Con esto de la crisis, de la inseguridad laboral, de las dudas sobre si los precios de hoy serán los de mañana y sobre los augurios de peores circunstancias económicas tras el verano, todavía no me hago el ánimo de anotar el 29 de septiembre en la agenda.
A fecha de hoy desconozco qué será de mi el 29 de septiembre. Estoy, como tantos otros españoles, con la sensación de andar sobre trozos de hielo en medio del océano antártico, es decir, pensando que en cualquier momento eso que parece suelo puede hundirse y hacerme caer al agua helada del Polo Sur.
Quién sabe lo que pasará de aquí a tres meses. Tal vez esté en el paro, mi coche haya pasado a mejor vida, la oficina de mi caja de ahorros se haya trasladado a otro barrio o el impuesto de contribución haya vuelto imposible seguir viviendo en el mismo sitio. Es tan indefinida la situación laboral, fiscal o política que cuesta hacer planes de futuro.
Por eso me resulta tan difícil anotar la fecha de una huelga general con tanta anticipación. ¿Y si para entonces se han convocado elecciones anticipadas? ¿Y si el euro se ha volatilizado? ¿Y si yo misma me he hartado de algunos pandilleros que me fastidian y me he largado a vivir en una casa rural cuidando ovejas y cultivando tomates?
Si poco impacto iba a tener una huelga en las circunstancias actuales, la sensación de huelga en diferido aún la hace más extraña. Parece que los trabajadores digamos “ya protestaremos más adelante”, como si ahora no nos viviera bien ya sea por el fútbol, por el verano o por el miedo a protestar justo antes de un periodo de posible contratación como el estival.

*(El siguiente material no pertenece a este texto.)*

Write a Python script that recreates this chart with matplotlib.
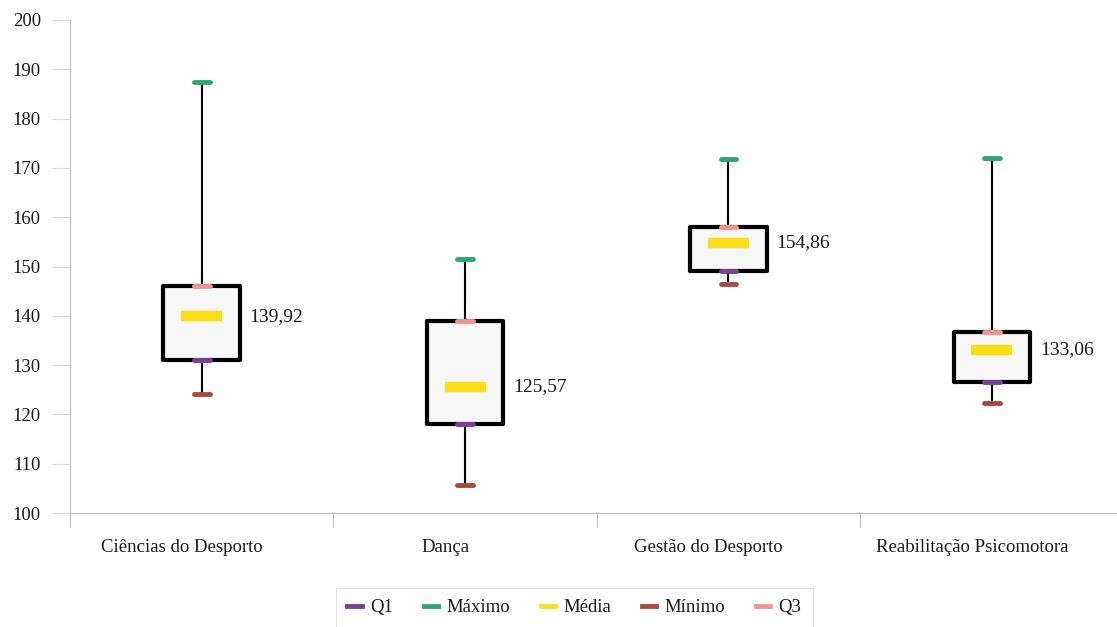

No termino de entender cómo podemos aplicar esa tranquilidad de dejarlo para la vuelta del verano excepto en la medida en que, para entonces, todos estaremos más enfadados, con el agua escolar al cuello, con la cuesta del otoño y la depresión postvacacional. El problema es que para entonces el gobierno no puede cambiar de política. Eso sí: puede cambiar de banco en el Parlamento.